Mr Murray said that while the New Year’s Day fire, as earlier submitted by defence solicitor Mark Cronin, was not deliberately lit, he criticised the teen’s feeble attempts to put out the blaze.
McAllister-Barnard’s actions in throwing clothes and books into a bin where the fire started from him flicking cigarette ash fanned the flames.
The fire spread to his bedroom, but instead of throwing water onto the flames he turned on the shower.
McAllister-Barnard struggled with the off-duty Victorian policeman who simply wanted to help him escape.
The rescuer even put a cloth over the naked teen “to preserve his dignity”.
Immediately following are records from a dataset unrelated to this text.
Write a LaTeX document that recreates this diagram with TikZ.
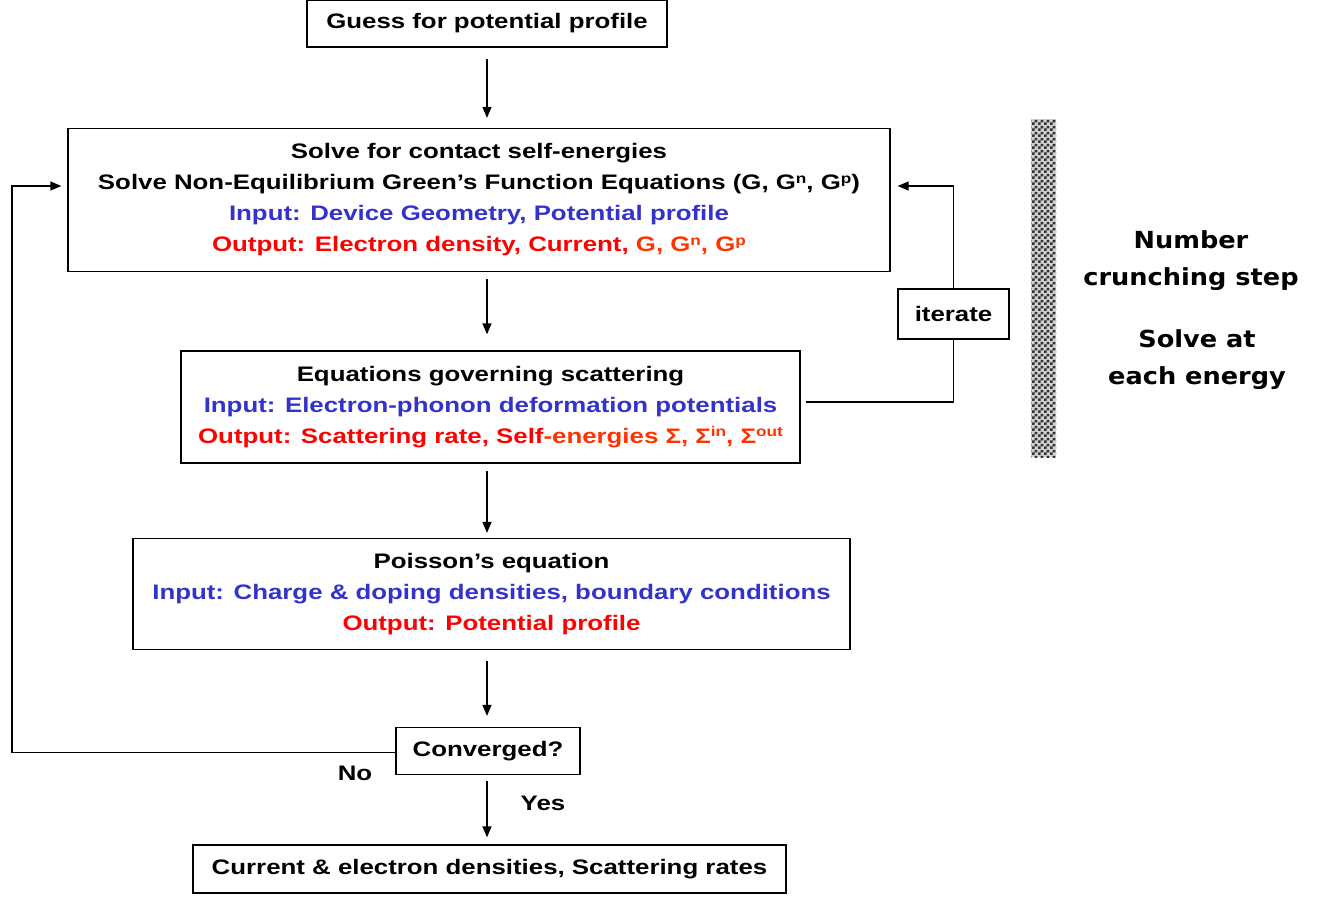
\documentclass[tikz,border=0pt]{standalone}
\usepackage{fontspec}
\setmainfont{Liberation Sans}[FakeStretch=1.23]
\newfontfamily\sidefont{DejaVu Sans}[FakeStretch=1.09]
\usetikzlibrary{arrows.meta,patterns}
\definecolor{inblue}{RGB}{51,51,204}
\definecolor{outred}{RGB}{255,0,0}
\definecolor{orred}{RGB}{255,51,0}
\pgfdeclarepatternformonly{finecheck}{\pgfpointorigin}{\pgfqpoint{6pt}{6pt}}{\pgfqpoint{6pt}{6pt}}{%
  \pgfpathrectangle{\pgfpointorigin}{\pgfqpoint{3pt}{3pt}}%
  \pgfpathrectangle{\pgfqpoint{3pt}{3pt}}{\pgfqpoint{3pt}{3pt}}%
  \pgfusepath{fill}}
\newcommand{\sups}[1]{\raisebox{0.6ex}{\fontsize{14}{14}\selectfont #1}}
\tikzset{
  box/.style={draw, line width=1.3pt, align=center, inner sep=0pt,
    font=\fontsize{21}{31}\selectfont\bfseries},
  arr/.style={line width=1.3pt, -{Triangle[length=11pt,width=9pt]}},
  ln/.style={line width=1.3pt},
  lbl/.style={font=\fontsize{21}{31}\selectfont\bfseries},
  side/.style={font=\fontsize{23.5}{37}\selectfont\sidefont\bfseries, align=center},
}
\begin{document}
\begin{tikzpicture}[x=1pt,y=-1pt]
\useasboundingbox (0,0) rectangle (1332,898);
\node[box, minimum width=360pt, minimum height=47pt] (top) at (487,23.5) {Guess for potential profile};
\node[box, minimum width=822pt, minimum height=143pt] (b1) at (479,200) {Solve for contact self-energies\\
Solve Non-Equilibrium Green’s Function Equations (G, G\sups{n}, G\sups{p})\\
\textcolor{inblue}{Input: Device Geometry, Potential profile}\\
\textcolor{outred}{Output: Electron density, Current, }\textcolor{orred}{G, G\sups{n}, G\sups{p}}};
\node[box, minimum width=619pt, minimum height=112pt] (b2) at (490.5,407) {Equations governing scattering\\
\textcolor{inblue}{Input: Electron-phonon deformation potentials}\\
\textcolor{outred}{Output: Scattering rate, Self}\textcolor{orred}{-energies Σ, Σ\sups{in}, Σ\sups{out}}};
\node[box, minimum width=717pt, minimum height=111pt] (b3) at (491.5,594) {Poisson’s equation\\
\textcolor{inblue}{Input: Charge \& doping densities, boundary conditions}\\
\textcolor{outred}{Output: Potential profile}};
\node[box, minimum width=184pt, minimum height=47pt] (conv) at (488,751) {Converged?};
\node[box, minimum width=593pt, minimum height=48pt] (res) at (489.5,869) {Current \& electron densities, Scattering rates};
\node[box, minimum width=111pt, minimum height=50pt] (it) at (953.5,314) {iterate};
\coordinate (lx) at (12,750);
\coordinate (ax) at (487,0);
% vertical arrows
\draw[arr, shorten <=11pt, shorten >=10pt] (top.south -| ax) -- (b1.north -| ax);
\draw[arr, shorten <=7pt, shorten >=16pt] (b1.south -| ax) -- (b2.north -| ax);
\draw[arr, shorten <=7pt, shorten >=5pt] (b2.south -| ax) -- (b3.north -| ax);
\draw[arr, shorten <=11pt, shorten >=11pt] (b3.south -| ax) -- (conv.north -| ax);
\draw[arr, shorten <=6pt, shorten >=7pt] (conv.south -| ax) -- (res.north -| ax);
% loop back
\draw[arr, shorten >=6pt] ([yshift=-1.5pt]conv.west) -| (lx) |- ([yshift=14pt]b1.west);
\node[lbl] (no) at (355,773) {No};
\node[lbl] (yes) at (543,803) {Yes};
% iterate loop
\draw[ln] ([yshift=5pt,xshift=5pt]b2.east) -| (it.south);
\draw[arr, shorten >=7pt] (it.north) |- ([yshift=14pt]b1.east);
% hatched bar
\fill[gray!35] (1031,119) rectangle (1056,457);
\fill[pattern=finecheck, pattern color=black!80] (1031,119) rectangle (1056,457);
% side text
\node[side] (s1) at (1191,261) {Number\\crunching step};
\node[side] (s2) at (1197,360) {Solve at\\each energy};
\end{tikzpicture}
\end{document}
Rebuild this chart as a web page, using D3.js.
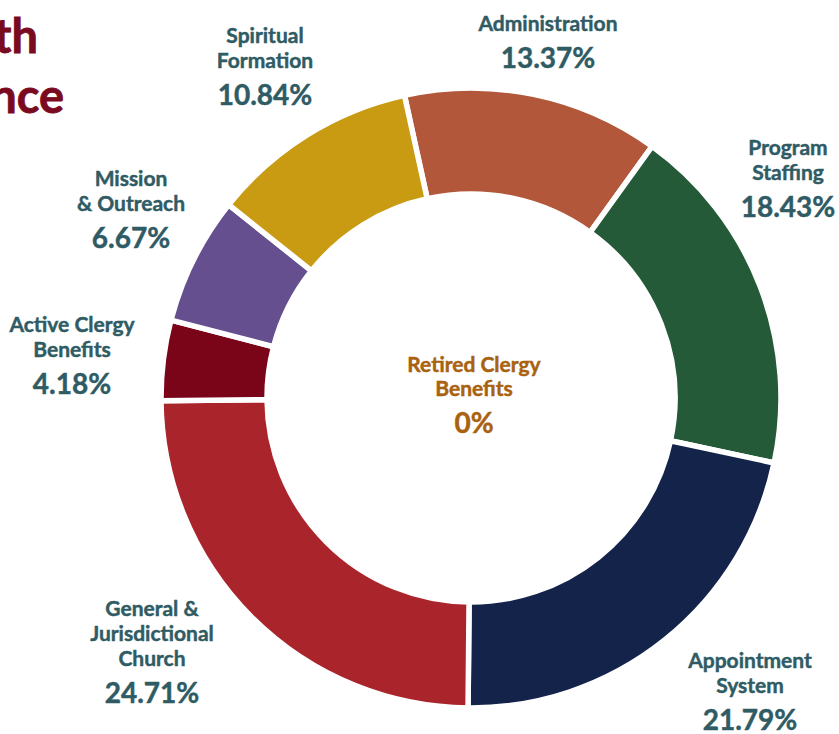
<!DOCTYPE html>
<html lang="en-US">
<head>
  <meta charset="UTF-8"/>
  <title>Budget share donut</title>
  <style>
    body { margin: 0; background: #fff; }
    svg text { font-family: Lato, "Open Sans", sans-serif; font-weight: 700; }
  </style>
</head>
<body>
<script src="https://cdn.jsdelivr.net/npm/d3@7"></script>
<script>

// data
var categories = ["Administration", "Program Staffing", "Appointment System",
                  "General & Jurisdictional Church", "Active Clergy Benefits",
                  "Mission & Outreach", "Spiritual Formation"];
var values     = [13.37, 18.43, 21.79, 24.71, 4.18, 6.67, 10.84];
var labelLines = [["Administration"], ["Program", "Staffing"], ["Appointment", "System"],
                  ["General &", "Jurisdictional", "Church"], ["Active Clergy", "Benefits"],
                  ["Mission", "& Outreach"], ["Spiritual", "Formation"]];
var colors     = ["#b3573a", "#245a37", "#14234a", "#aa242b", "#7a0519", "#654f8f", "#c99b13"];

// center note (zero share slice)
var centerLines = ["Retired Clergy", "Benefits"];
var centerValue = 0;

// label anchor positions (center x, first baseline y)
var labelPos = [[548, 31], [788, 155], [750, 668], [152, 616], [72, 332], [131, 186], [265, 43]];

var width = 839, height = 734;
var cx = 471, cy = 398, rOuter = 310, rInner = 204;
var startA = -12.4 * Math.PI / 180;

var svg = d3.select("body").append("svg")
    .attr("width", width)
    .attr("height", height);

// cut-off title on the left
svg.append("text").attr("x", 38).attr("y", 53).attr("text-anchor", "end")
   .attr("fill", "#7a0a20").attr("stroke", "#7a0a20").attr("stroke-width", 0.8)
   .style("font-size", "47px").text("th");
svg.append("text").attr("x", 64).attr("y", 113).attr("text-anchor", "end")
   .attr("fill", "#7a0a20").attr("stroke", "#7a0a20").attr("stroke-width", 0.8)
   .style("font-size", "47px").text("nce");

var pie = d3.pie().sort(null)
    .startAngle(startA).endAngle(startA + 2 * Math.PI)
    .value(function(d) { return d; });

var arc = d3.arc().innerRadius(rInner).outerRadius(rOuter);

var g = svg.append("g").attr("transform", "translate(" + cx + "," + cy + ")");

g.selectAll("path")
    .data(pie(values))
    .enter().append("path")
    .attr("d", arc)
    .attr("fill", function(d, i) { return colors[i]; })
    .attr("stroke", "#fff")
    .attr("stroke-width", 5.5);

// slice labels
var fmt = function(v) { return v + "%"; };
var lab = svg.append("g").attr("fill", "#2f5b64").attr("stroke", "#2f5b64")
    .attr("stroke-width", 0.45).attr("text-anchor", "middle");

labelLines.forEach(function(lines, i) {
  var x = labelPos[i][0], y = labelPos[i][1];
  lines.forEach(function(t, j) {
    lab.append("text").attr("x", x).attr("y", y + j * 25)
       .style("font-size", "21px").text(t);
  });
  lab.append("text").attr("x", x).attr("y", y + (lines.length - 1) * 25 + 37)
     .style("font-size", "28px").text(fmt(values[i]));
});

// center label
var cl = svg.append("g").attr("fill", "#a9620f").attr("stroke", "#a9620f")
    .attr("stroke-width", 0.45).attr("text-anchor", "middle");
centerLines.forEach(function(t, j) {
  cl.append("text").attr("x", 474).attr("y", 372 + j * 24)
    .style("font-size", "21px").text(t);
});
cl.append("text").attr("x", 474).attr("y", 433)
  .style("font-size", "28px").text(fmt(centerValue));

</script>
</body>
</html>
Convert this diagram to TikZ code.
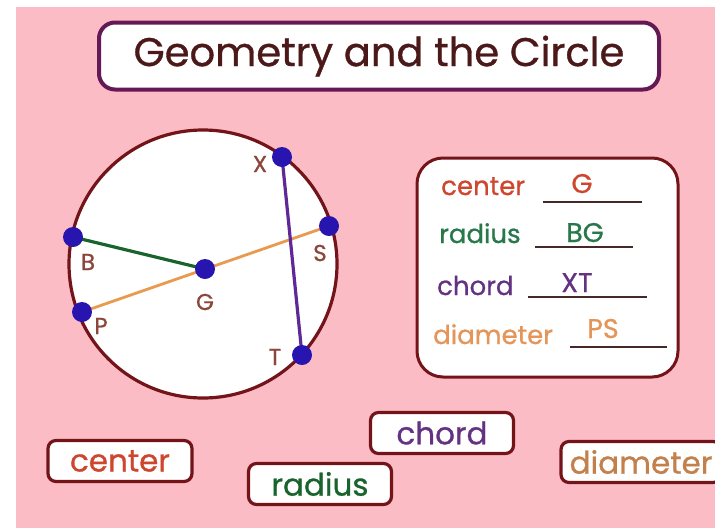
\documentclass[tikz,border=0pt]{standalone}
\usepackage{fontspec}
\setmainfont{Poppins}[FakeBold=0.8]
\definecolor{bgpink}{RGB}{252,188,198}
\definecolor{maroon}{RGB}{115,20,25}
\definecolor{titleline}{RGB}{100,25,85}
\definecolor{titletext}{RGB}{75,25,25}
\definecolor{dotblue}{RGB}{40,20,175}
\definecolor{radgreen}{RGB}{25,100,45}
\definecolor{diaorange}{RGB}{232,155,80}
\definecolor{chordpurple}{RGB}{95,40,150}
\definecolor{ptlabel}{RGB}{140,70,60}
\definecolor{centcol}{RGB}{205,70,45}
\definecolor{radcol}{RGB}{40,120,75}
\definecolor{chordcol}{RGB}{100,50,130}
\definecolor{diacol}{RGB}{228,150,90}
\definecolor{ulcol}{RGB}{70,40,40}
\begin{document}
\begin{tikzpicture}[x=1pt,y=-1pt,
  dot/.style={circle,fill=dotblue,inner sep=0pt,minimum size=20pt},
  ptlab/.style={text=ptlabel,font=\fontsize{23}{23}\selectfont,inner sep=0pt},
  rowlab/.style={anchor=base west,inner sep=0pt,font=\fontsize{26}{26}\selectfont},
  ans/.style={anchor=base,inner sep=0pt,font=\fontsize{27}{27}\selectfont},
  uline/.style={draw=ulcol,line width=1.8pt},
  wordbox/.style={draw=maroon,line width=3.2pt,fill=white,rounded corners=8pt,
    inner sep=0pt,minimum height=41pt,font=\fontsize{31}{31}\selectfont}]
\useasboundingbox (0,0) rectangle (715,528);
\fill[white] (0,0) rectangle (715,528);
\fill[bgpink] (16,7) rectangle (715,528);
% title
\node[draw=titleline,line width=4pt,fill=white,rounded corners=16pt,
  minimum width=560pt,minimum height=67pt,inner sep=0pt,text=titletext,
  font=\fontsize{40}{40}\selectfont] (title) at (379,56) {Geometry and the Circle};
% circle
\draw[maroon,line width=3.2pt,fill=white] (203,264) circle[radius=134];
\coordinate (B) at (73,237);
\coordinate (G) at (205,269);
\coordinate (P) at (82,312);
\coordinate (S) at (329,226);
\coordinate (X) at (282,157);
\coordinate (T) at (302,355);
\draw[diaorange,line width=2.8pt] (P) -- (S);
\draw[radgreen,line width=3.2pt] (B) -- (G);
\draw[chordpurple,line width=3.2pt] (X) -- (T);
\foreach \p in {B,G,P,S,X,T} \node[dot] (d\p) at (\p) {};
\node[ptlab] (lX) at (260,164) {X};
\node[ptlab] (lB) at (88,262) {B};
\node[ptlab] (lG) at (205,302) {G};
\node[ptlab] (lP) at (101,326) {P};
\node[ptlab] (lS) at (320,253) {S};
\node[ptlab] (lT) at (275,357) {T};
% info box
\draw[maroon,line width=3pt,fill=white,rounded corners=26pt] (417,158) rectangle (678,377);
\node[rowlab,text=centcol] (rc) at (441,195) {center};
\draw[uline] (543,202) -- (642,202);
\node[ans,text=centcol] (ac) at (582,193) {G};
\node[rowlab,text=radcol] (rr) at (439,243) {radius};
\draw[uline] (535,247) -- (633,247);
\node[ans,text=radcol] (ar) at (585,242) {BG};
\node[rowlab,text=chordcol] (rh) at (437,295) {chord};
\draw[uline] (528,297) -- (647,297);
\node[ans,text=chordcol] (ah) at (577,292) {XT};
\node[rowlab,text=diacol] (rd) at (433,344) {diameter};
\draw[uline] (570,347) -- (667,347);
\node[ans,text=diacol] (ad) at (603,338) {PS};
% word boxes
\node[wordbox,minimum width=144pt,text=centcol] (bc) at (120,461) {center};
\node[wordbox,minimum width=143pt,text=radgreen] (br) at (320,484) {radius};
\node[wordbox,minimum width=143pt,text=chordcol] (bh) at (442,433) {chord};
\node[wordbox,minimum width=160pt,text=diacol!85!black] (bd) at (641,462) {diameter};
\end{tikzpicture}
\end{document}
McAllister-Barnard pleaded guilty to damage property by fire or explosion to a value greater than $15,000 and to self-administer or attempt to self-administer a prohibited drug.
Mr Cronin said it had not been suggested “in any way” that it was a deliberate action on McAllister-Barnard’s part to start the fire.
He said McAllister-Barnard was “extremely thankful” for his rescuers’ efforts.
And Mr Cronin said McAllister-Barnard did not shy away from the $135,610 in compensation that no doubt would be sought by insurers for the flat above Locky's Countryside Meats in Macaulay Street.
“He says I’m just going to be paying that for a long time, but I will be paying it.”
Mr Cronin submitted that McAllister-Barnard was suitable for a community-based order, given his remorse and his lack of convictions.
But Mr Murray favoured jail and so ordered his assessment for an intensive corrections order.
McAllister-Barnard will be sentenced on June 30. He was convicted and fined $200 on the drug matter.